6. Quant aux migrants pour lesquels il ne peut être question encore directement d’intégration ecclésiale, que l’Eglise, mère et éducatrice, rappelle à tous le droit qui est le leur de vouloir rester eux-mêmes dans de nouvelles conditions d’existence, tout en étant également solidaires avec les autres, de ne pas être réduits à un simple rôle d’instruments de production, de participer à la vie sociale du pays, et même à certaines instances de la vie politique. Il y a beaucoup à faire pour que les migrants bénéficient d’un statut leur donnant le droit de vivre leur originalité dans la solidarité nationale. C’est plus complexe et plus vrai qu’une simple mesure de “naturalisation”.

7. Sur tous ces points, l’Eglise se fera la voix des sans-voix, le bon samaritain attentif aux situations difficiles, qui ne se contente pas de gestes paternalistes, mais qui aide les migrants à se prendre en charge eux-mêmes.
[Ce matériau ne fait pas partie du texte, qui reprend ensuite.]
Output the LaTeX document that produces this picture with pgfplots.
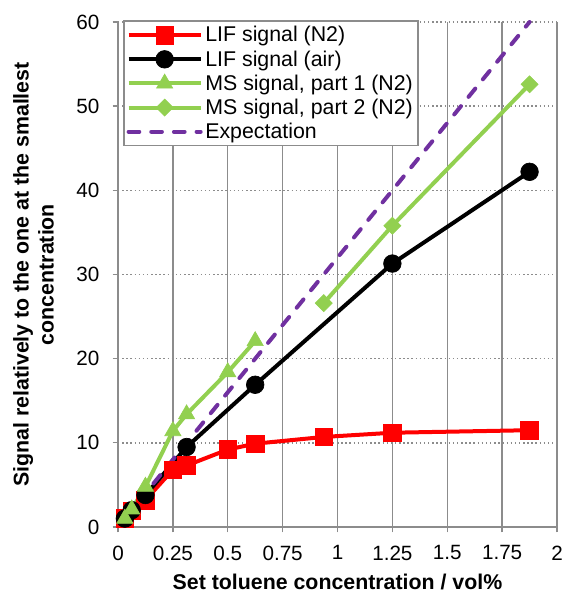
\documentclass[border=0pt]{standalone}
\usepackage{pgfplots}
\pgfplotsset{compat=1.18}
\usepackage{fontspec}
\setmainfont{Liberation Sans}
\definecolor{msgreen}{HTML}{92D050}
\definecolor{expurple}{HTML}{7030A0}
\definecolor{gridgray}{HTML}{8C8C8C}
\begin{document}
\begin{tikzpicture}
\begin{axis}[
  scale only axis,
  width=329.25pt, height=378.75pt,
  xmin=0, xmax=2, ymin=0, ymax=60,
  xtick={0,0.25,0.5,0.75,1,1.25,1.5,1.75,2},
  xticklabels={0,0.25,0.5,0.75,1,1.25,1.5,1.75,2},
  ytick={0,10,20,30,40,50,60},
  axis lines*=left,
  axis line style={gridgray, line width=1.2pt},
  tick style={gridgray, line width=1pt},
  tick align=outside,
  major tick length=4pt,
  xmajorgrids, ymajorgrids,
  x grid style={gridgray, line width=1.1pt},
  y grid style={gridgray, line width=1.1pt, dotted},
  ticklabel style={font=\fontsize{15.5}{18}\selectfont},
  xticklabel style={yshift=-6.5pt},
  yticklabel style={xshift=-6.5pt},
  /pgf/number format/assume math mode=true,
  xlabel={\bfseries Set toluene concentration / vol\%},
  ylabel={\bfseries Signal relatively to the one at the smallest\\\bfseries concentration},
  ylabel style={align=center, font=\fontsize{16}{18.75}\selectfont, yshift=10pt},
  xlabel style={font=\fontsize{16}{18}\selectfont, yshift=-3.5pt},
  clip=false,
  legend cell align=left,
  legend style={at={(0.012,1.003)}, anchor=north west, draw=gridgray, line width=1pt,
    fill=white, font=\fontsize{16}{18.9}\selectfont, row sep=1pt, inner sep=2pt,
    nodes={inner sep=2pt}},
  legend image code/.code={%
    \draw[mark repeat=2,mark phase=2] plot coordinates {(0cm,0cm) (0.95cm,0cm) (1.9cm,0cm)};},
  every axis plot/.append style={line width=3pt},
]
\coordinate (bl) at (rel axis cs:0,0);
\coordinate (tr) at (rel axis cs:1,1);
\addplot[color=red, mark=square*, mark size=6.6pt, mark options={solid, fill=red, line width=0.5pt}]
  coordinates {(0.03125,1) (0.0625,1.9) (0.125,3.2) (0.25,6.8) (0.3125,7.3) (0.5,9.2) (0.625,9.9) (0.9375,10.7) (1.25,11.2) (1.875,11.5)};
\addlegendentry{LIF signal (N2)}
\addplot[color=black, mark=*, mark size=6.6pt, mark options={solid, fill=black, line width=0.5pt}]
  coordinates {(0.03125,1) (0.0625,2.0) (0.125,3.8) (0.3125,9.5) (0.625,16.9) (1.25,31.3) (1.875,42.2)};
\addlegendentry{LIF signal (air)}
\addplot[color=msgreen, mark=triangle*, mark size=7pt, mark options={solid, fill=msgreen, line width=0.5pt}]
  coordinates {(0.03125,1) (0.0625,2.1) (0.125,4.8) (0.25,11.4) (0.3125,13.4) (0.5,18.4) (0.625,22.1)};
\addlegendentry{MS signal, part 1 (N2)}
\addplot[color=msgreen, mark=square*, mark size=4.5pt, mark options={solid, fill=msgreen, line width=0.5pt, rotate=45}]
  coordinates {(0.9375,26.6) (1.25,35.8) (1.875,52.6)};
\addlegendentry{MS signal, part 2 (N2)}
\addplot[color=expurple, line cap=round, dash pattern=on 8pt off 9pt, mark=none]
  coordinates {(0.03125,1) (0.0625,2) (0.125,4) (0.25,8) (0.3125,10) (0.5,16) (0.625,20) (0.9375,30) (1.25,40) (1.875,60)};
\addlegendentry{Expectation}
\end{axis}
\pgfresetboundingbox
\path[use as bounding box] ([xshift=-88.5pt,yshift=-50.25pt]bl) rectangle ([xshift=5.25pt,yshift=16.5pt]tr);
\end{tikzpicture}
\end{document}
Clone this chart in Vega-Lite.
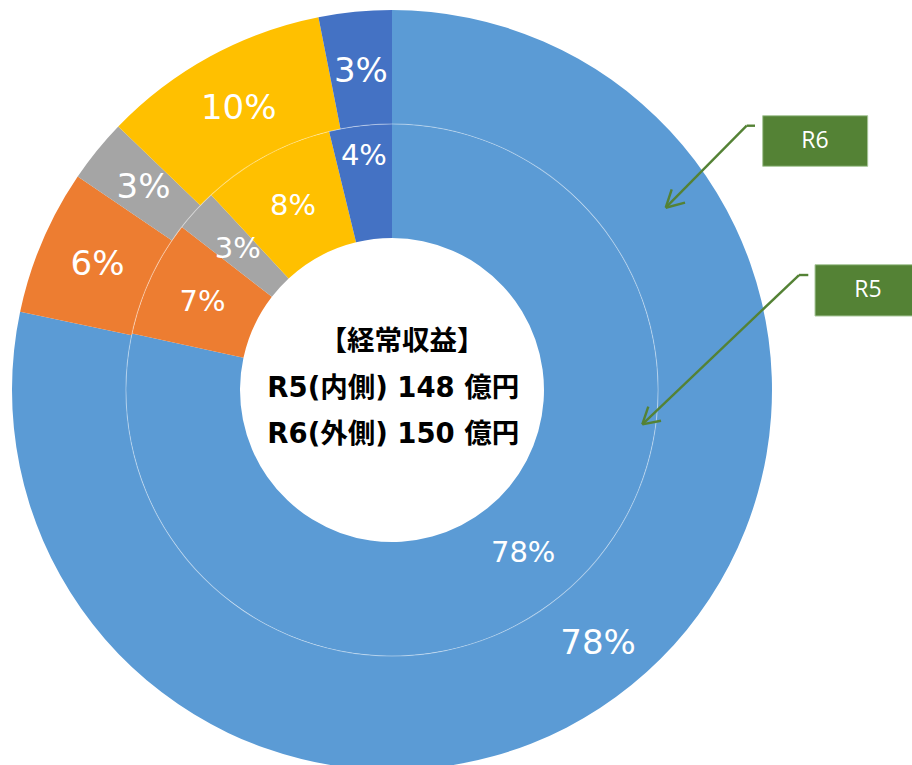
{
  "$schema": "https://vega.github.io/schema/vega-lite/v6.json",
  "width": 912,
  "height": 765,
  "autosize": "none",
  "padding": 0,
  "background": "white",
  "config": {"view": {"stroke": null}},
  "datasets": {
    "r6": [
      {"item": "項目A", "no": 1, "share": 0.783},
      {"item": "項目B", "no": 2, "share": 0.062},
      {"item": "項目C", "no": 3, "share": 0.027},
      {"item": "項目D", "no": 4, "share": 0.097},
      {"item": "項目E", "no": 5, "share": 0.031}
    ],
    "r5": [
      {"item": "項目A", "no": 1, "share": 0.784},
      {"item": "項目B", "no": 2, "share": 0.071},
      {"item": "項目C", "no": 3, "share": 0.026},
      {"item": "項目D", "no": 4, "share": 0.081},
      {"item": "項目E", "no": 5, "share": 0.038}
    ]
  },
  "layer": [
    {
      "data": {"name": "r6"},
      "mark": {"type": "arc", "radius": 380, "radius2": 266},
      "encoding": {
        "x": {"datum": 0, "type": "quantitative", "scale": {"domain": [-1.031579, 1.368421], "nice": false, "zero": false}, "axis": null},
        "y": {"datum": 0, "type": "quantitative", "scale": {"domain": [-0.986842, 1.026316], "nice": false, "zero": false}, "axis": null},
        "theta": {"field": "share", "type": "quantitative", "stack": true},
        "order": {"field": "no", "type": "quantitative"},
        "color": {"field": "item", "type": "nominal", "legend": null,
          "scale": {"domain": ["項目A", "項目B", "項目C", "項目D", "項目E"], "range": ["#5B9BD5", "#ED7D31", "#A5A5A5", "#FFC000", "#4472C4"]}}
      }
    },
    {
      "data": {"name": "r5"},
      "mark": {"type": "arc", "radius": 266, "radius2": 152},
      "encoding": {
        "x": {"datum": 0, "type": "quantitative", "scale": {"domain": [-1.031579, 1.368421], "nice": false, "zero": false}, "axis": null},
        "y": {"datum": 0, "type": "quantitative", "scale": {"domain": [-0.986842, 1.026316], "nice": false, "zero": false}, "axis": null},
        "theta": {"field": "share", "type": "quantitative", "stack": true},
        "order": {"field": "no", "type": "quantitative"},
        "color": {"field": "item", "type": "nominal", "legend": null,
          "scale": {"domain": ["項目A", "項目B", "項目C", "項目D", "項目E"], "range": ["#5B9BD5", "#ED7D31", "#A5A5A5", "#FFC000", "#4472C4"]}}
      }
    },
    {
      "data": {"values": [{}]},
      "mark": {"type": "arc", "radius": 266.6, "radius2": 265.6, "theta": 0, "theta2": 6.2832, "fill": "white", "opacity": 0.4},
      "encoding": {
        "x": {"datum": 0, "type": "quantitative", "scale": {"domain": [-1.031579, 1.368421], "nice": false, "zero": false}, "axis": null},
        "y": {"datum": 0, "type": "quantitative", "scale": {"domain": [-0.986842, 1.026316], "nice": false, "zero": false}, "axis": null}
      }
    },
    {
      "data": {"name": "r6"},
      "mark": {"type": "text", "radius": {"expr": "datum.item === '項目A' ? 327 : 320"}, "fill": "white", "font": "DejaVu Sans", "fontSize": 34, "align": "center", "baseline": "middle"},
      "encoding": {
        "x": {"datum": 0, "type": "quantitative", "scale": {"domain": [-1.031579, 1.368421], "nice": false, "zero": false}, "axis": null},
        "y": {"datum": 0, "type": "quantitative", "scale": {"domain": [-0.986842, 1.026316], "nice": false, "zero": false}, "axis": null},
        "theta": {"field": "share", "type": "quantitative", "stack": true},
        "order": {"field": "no", "type": "quantitative"},
        "detail": {"field": "item", "type": "nominal"},
        "text": {"field": "share", "type": "quantitative", "format": ".0%"}
      }
    },
    {
      "data": {"name": "r5"},
      "mark": {"type": "text", "radius": {"expr": "datum.item === '項目E' ? 236 : 209"}, "fill": "white", "font": "DejaVu Sans", "fontSize": 29, "align": "center", "baseline": "middle"},
      "encoding": {
        "x": {"datum": 0, "type": "quantitative", "scale": {"domain": [-1.031579, 1.368421], "nice": false, "zero": false}, "axis": null},
        "y": {"datum": 0, "type": "quantitative", "scale": {"domain": [-0.986842, 1.026316], "nice": false, "zero": false}, "axis": null},
        "theta": {"field": "share", "type": "quantitative", "stack": true},
        "order": {"field": "no", "type": "quantitative"},
        "detail": {"field": "item", "type": "nominal"},
        "text": {"field": "share", "type": "quantitative", "format": ".0%"}
      }
    },
    {
      "data": {"values": [{}]},
      "mark": {"type": "text", "font": "DejaVu Sans, Noto Sans CJK JP", "fontWeight": "bold", "fontSize": 27.5, "fill": "black", "align": "center", "baseline": "middle"},
      "encoding": {
        "x": {"datum": 0.0263, "type": "quantitative", "scale": {"domain": [-1.031579, 1.368421], "nice": false, "zero": false}, "axis": null},
        "y": {"datum": 0.1271, "type": "quantitative", "scale": {"domain": [-0.986842, 1.026316], "nice": false, "zero": false}, "axis": null},
        "text": {"value": "【経常収益】"}
      }
    },
    {
      "data": {"values": [{}]},
      "mark": {"type": "text", "font": "DejaVu Sans, Noto Sans CJK JP", "fontWeight": "bold", "fontSize": 27.5, "fill": "black", "align": "center", "baseline": "middle"},
      "encoding": {
        "x": {"datum": 0.0035, "type": "quantitative", "scale": {"domain": [-1.031579, 1.368421], "nice": false, "zero": false}, "axis": null},
        "y": {"datum": 0.0026, "type": "quantitative", "scale": {"domain": [-0.986842, 1.026316], "nice": false, "zero": false}, "axis": null},
        "text": {"value": "R5(内側) 148 億円"}
      }
    },
    {
      "data": {"values": [{}]},
      "mark": {"type": "text", "font": "DejaVu Sans, Noto Sans CJK JP", "fontWeight": "bold", "fontSize": 27.5, "fill": "black", "align": "center", "baseline": "middle"},
      "encoding": {
        "x": {"datum": 0.0035, "type": "quantitative", "scale": {"domain": [-1.031579, 1.368421], "nice": false, "zero": false}, "axis": null},
        "y": {"datum": -0.1184, "type": "quantitative", "scale": {"domain": [-0.986842, 1.026316], "nice": false, "zero": false}, "axis": null},
        "text": {"value": "R6(外側) 150 億円"}
      }
    },
    {
      "data": {"values": [{}]},
      "mark": {"type": "rect", "fill": "#548235", "stroke": "#A9C79A", "strokeWidth": 1},
      "encoding": {
        "x": {"datum": 0.9755, "type": "quantitative", "scale": {"domain": [-1.031579, 1.368421], "nice": false, "zero": false}, "axis": null},
        "x2": {"datum": 1.2518},
        "y": {"datum": 0.7218, "type": "quantitative", "scale": {"domain": [-0.986842, 1.026316], "nice": false, "zero": false}, "axis": null},
        "y2": {"datum": 0.5887}
      }
    },
    {
      "data": {"values": [{}]},
      "mark": {"type": "text", "fill": "white", "font": "Open Sans", "fontSize": 23, "align": "center", "baseline": "middle"},
      "encoding": {
        "x": {"datum": 1.1132, "type": "quantitative", "scale": {"domain": [-1.031579, 1.368421], "nice": false, "zero": false}, "axis": null},
        "y": {"datum": 0.6553, "type": "quantitative", "scale": {"domain": [-0.986842, 1.026316], "nice": false, "zero": false}, "axis": null},
        "text": {"value": "R6"}
      }
    },
    {
      "data": {"values": [{}]},
      "mark": {"type": "rect", "fill": "#548235", "stroke": "#A9C79A", "strokeWidth": 1},
      "encoding": {
        "x": {"datum": 1.1132, "type": "quantitative", "scale": {"domain": [-1.031579, 1.368421], "nice": false, "zero": false}, "axis": null},
        "x2": {"datum": 1.3921},
        "y": {"datum": 0.3297, "type": "quantitative", "scale": {"domain": [-0.986842, 1.026316], "nice": false, "zero": false}, "axis": null},
        "y2": {"datum": 0.1947}
      }
    },
    {
      "data": {"values": [{}]},
      "mark": {"type": "text", "fill": "white", "font": "Open Sans", "fontSize": 23, "align": "center", "baseline": "middle"},
      "encoding": {
        "x": {"datum": 1.2526, "type": "quantitative", "scale": {"domain": [-1.031579, 1.368421], "nice": false, "zero": false}, "axis": null},
        "y": {"datum": 0.2624, "type": "quantitative", "scale": {"domain": [-0.986842, 1.026316], "nice": false, "zero": false}, "axis": null},
        "text": {"value": "R5"}
      }
    },
    {
      "data": {"values": [{}]},
      "mark": {"type": "rule", "stroke": "#548235", "strokeWidth": 2.4},
      "encoding": {
        "x": {"datum": 0.9553, "type": "quantitative", "scale": {"domain": [-1.031579, 1.368421], "nice": false, "zero": false}, "axis": null},
        "y": {"datum": 0.6955, "type": "quantitative", "scale": {"domain": [-0.986842, 1.026316], "nice": false, "zero": false}, "axis": null},
        "x2": {"datum": 0.9334},
        "y2": {"datum": 0.6955}
      }
    },
    {
      "data": {"values": [{}]},
      "mark": {"type": "rule", "stroke": "#548235", "strokeWidth": 2.4},
      "encoding": {
        "x": {"datum": 0.9334, "type": "quantitative", "scale": {"domain": [-1.031579, 1.368421], "nice": false, "zero": false}, "axis": null},
        "y": {"datum": 0.6955, "type": "quantitative", "scale": {"domain": [-0.986842, 1.026316], "nice": false, "zero": false}, "axis": null},
        "x2": {"datum": 0.7203},
        "y2": {"datum": 0.4797}
      }
    },
    {
      "data": {"values": [{}]},
      "mark": {"type": "rule", "stroke": "#548235", "strokeWidth": 2.4},
      "encoding": {
        "x": {"datum": 0.7203, "type": "quantitative", "scale": {"domain": [-1.031579, 1.368421], "nice": false, "zero": false}, "axis": null},
        "y": {"datum": 0.4797, "type": "quantitative", "scale": {"domain": [-0.986842, 1.026316], "nice": false, "zero": false}, "axis": null},
        "x2": {"datum": 0.7361},
        "y2": {"datum": 0.5282}
      }
    },
    {
      "data": {"values": [{}]},
      "mark": {"type": "rule", "stroke": "#548235", "strokeWidth": 2.4},
      "encoding": {
        "x": {"datum": 0.7203, "type": "quantitative", "scale": {"domain": [-1.031579, 1.368421], "nice": false, "zero": false}, "axis": null},
        "y": {"datum": 0.4797, "type": "quantitative", "scale": {"domain": [-0.986842, 1.026316], "nice": false, "zero": false}, "axis": null},
        "x2": {"datum": 0.7711},
        "y2": {"datum": 0.4929}
      }
    },
    {
      "data": {"values": [{}]},
      "mark": {"type": "rule", "stroke": "#548235", "strokeWidth": 2.4},
      "encoding": {
        "x": {"datum": 1.0955, "type": "quantitative", "scale": {"domain": [-1.031579, 1.368421], "nice": false, "zero": false}, "axis": null},
        "y": {"datum": 0.3026, "type": "quantitative", "scale": {"domain": [-0.986842, 1.026316], "nice": false, "zero": false}, "axis": null},
        "x2": {"datum": 1.0711},
        "y2": {"datum": 0.3026}
      }
    },
    {
      "data": {"values": [{}]},
      "mark": {"type": "rule", "stroke": "#548235", "strokeWidth": 2.4},
      "encoding": {
        "x": {"datum": 1.0711, "type": "quantitative", "scale": {"domain": [-1.031579, 1.368421], "nice": false, "zero": false}, "axis": null},
        "y": {"datum": 0.3026, "type": "quantitative", "scale": {"domain": [-0.986842, 1.026316], "nice": false, "zero": false}, "axis": null},
        "x2": {"datum": 0.6587},
        "y2": {"datum": -0.0903}
      }
    },
    {
      "data": {"values": [{}]},
      "mark": {"type": "rule", "stroke": "#548235", "strokeWidth": 2.4},
      "encoding": {
        "x": {"datum": 0.6587, "type": "quantitative", "scale": {"domain": [-1.031579, 1.368421], "nice": false, "zero": false}, "axis": null},
        "y": {"datum": -0.0903, "type": "quantitative", "scale": {"domain": [-0.986842, 1.026316], "nice": false, "zero": false}, "axis": null},
        "x2": {"datum": 0.6745},
        "y2": {"datum": -0.0439}
      }
    },
    {
      "data": {"values": [{}]},
      "mark": {"type": "rule", "stroke": "#548235", "strokeWidth": 2.4},
      "encoding": {
        "x": {"datum": 0.6587, "type": "quantitative", "scale": {"domain": [-1.031579, 1.368421], "nice": false, "zero": false}, "axis": null},
        "y": {"datum": -0.0903, "type": "quantitative", "scale": {"domain": [-0.986842, 1.026316], "nice": false, "zero": false}, "axis": null},
        "x2": {"datum": 0.7079},
        "y2": {"datum": -0.0808}
      }
    }
  ]
}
Elle sera l’image et le levain d’une communauté fraternelle.

C’est votre honneur d’y participer à un titre spécial, pour entraîner vos frères et sœurs, les communautés chrétiennes, dans une prise de conscience et dans une action qui répondent à l’insistance de Jésus: “J’étais étranger, et vous m’avez accueilli” (Matth. 25, 35). Je souhaite que vous ne vous contentiez pas de relever les obstacles ou les choses qu’il faut faire, mais que, humbles et conscients de l’ampleur de la tâche, vous sachiez mettre en lumière les magnifiques efforts qui sont déjà tentés ou réalisés en maints endroits, de manière à les encourager. N’est-ce pas la meilleure manière de stimuler l’intégration désirée?

J’implore sur vous et ceux que vous représentez les grâces de lumière et de force de l’Esprit Saint et, de tout cœur, je vous bénis.